» **Work to be completed**
Retype every line from the start of the data down to and including the line with "(0,0) rectangle (1667,819);". Skip the pictures.

» **Data segment**
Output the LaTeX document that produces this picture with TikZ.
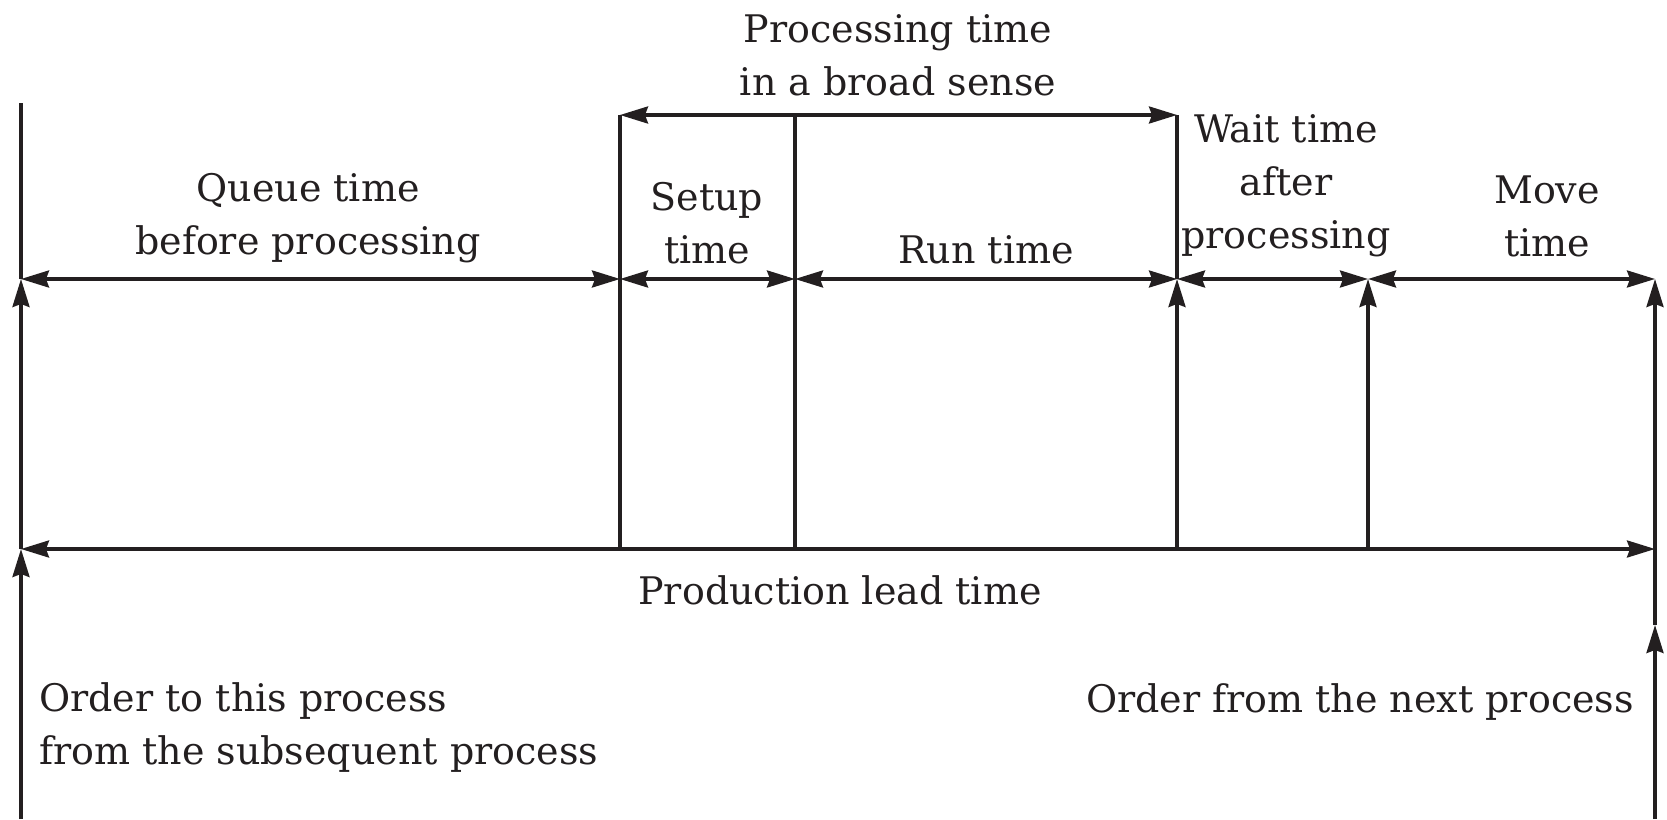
\documentclass[tikz,border=0pt]{standalone}
\usepackage{fontspec}
\setmainfont{DejaVu Serif}
\usetikzlibrary{arrows.meta}
\definecolor{ink}{HTML}{231F20}
\begin{document}
\begin{tikzpicture}[x=1pt,y=-1pt,
  tip/.style={-{Stealth[length=28pt,width=17pt,inset=3pt]}},
  twotip/.style={{Stealth[length=28pt,width=17pt,inset=3pt]}-{Stealth[length=28pt,width=17pt,inset=3pt]}},
  rule/.style={draw=ink,line width=3.2pt},
  lbl/.style={text=ink,align=center,inner sep=0pt,font=\fontsize{38}{53}\selectfont}]
\useasboundingbox (0,0) rectangle (1667,819);

% key points along the time axis
\coordinate (Ltop) at (21,103);
\coordinate (Lmid) at (21,279);
\coordinate (Llow) at (21,549);
\coordinate (Lbot) at (21,819);
\coordinate (Atop) at (620,115);
\coordinate (Amid) at (620,279);
\coordinate (Alow) at (620,549);
\coordinate (Btop) at (795,115);
\coordinate (Bmid) at (795,279);
\coordinate (Blow) at (795,549);
\coordinate (Ctop) at (1177,115);
\coordinate (Cmid) at (1177,279);
\coordinate (Clow) at (1177,549);
\coordinate (Dmid) at (1368,279);
\coordinate (Dlow) at (1368,549);
\coordinate (Rmid) at (1655,279);
\coordinate (Rlow) at (1655,549);
\coordinate (Rord) at (1655,625);
\coordinate (Rbot) at (1655,819);

% vertical markers
\draw[rule,tip] (Lbot) -- (Llow);
\draw[rule,tip] (Llow) -- (Lmid);
\draw[rule] (Lmid) -- (Ltop);
\draw[rule] (Atop) -- (Alow);
\draw[rule] (Btop) -- (Blow);
\draw[rule] (Cmid) -- (Ctop);
\draw[rule,tip] (Clow) -- (Cmid);
\draw[rule,tip] (Dlow) -- (Dmid);
\draw[rule,tip] (Rbot) -- (Rord);
\draw[rule,tip] (Rord) -- (Rmid);

% spans
\draw[rule,twotip] (Atop) -- (Ctop);
\draw[rule,twotip] (Lmid) -- (Amid);
\draw[rule,twotip] (Amid) -- (Bmid);
\draw[rule,twotip] (Bmid) -- (Cmid);
\draw[rule,twotip] (Cmid) -- (Dmid);
\draw[rule,twotip] (Dmid) -- (Rmid);
\draw[rule,twotip] (Llow) -- (Rlow);

% labels
\node[lbl] (proc) at (898,55) {Processing time\\in a broad sense};
\node[lbl] (queue) at (308,218) {Queue time\\before processing};
\node[lbl] (setup) at (707,223) {Setup\\time};
\node[lbl] (run) at (986,250) {Run time};
\node[lbl] (wait) at (1286,186) {Wait time\\after\\processing};
\node[lbl] (move) at (1547,216) {Move\\time};
\node[lbl] (lead) at (840,590) {Production lead time};
\node[lbl,anchor=west,align=left] (ordin) at (39,728) {Order to this process\\from the subsequent process};
\node[lbl,anchor=east] (ordout) at (1634,702) {Order from the next process};
\end{tikzpicture}
\end{document}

» **Exercise response**
Output the LaTeX document that produces this picture with TikZ.
\documentclass[tikz,border=0pt]{standalone}
\usepackage{fontspec}
\setmainfont{DejaVu Serif}
\usetikzlibrary{arrows.meta}
\definecolor{ink}{HTML}{231F20}
\begin{document}
\begin{tikzpicture}[x=1pt,y=-1pt,
  tip/.style={-{Stealth[length=28pt,width=17pt,inset=3pt]}},
  twotip/.style={{Stealth[length=28pt,width=17pt,inset=3pt]}-{Stealth[length=28pt,width=17pt,inset=3pt]}},
  rule/.style={draw=ink,line width=3.2pt},
  lbl/.style={text=ink,align=center,inner sep=0pt,font=\fontsize{38}{53}\selectfont}]
\useasboundingbox (0,0) rectangle (1667,819);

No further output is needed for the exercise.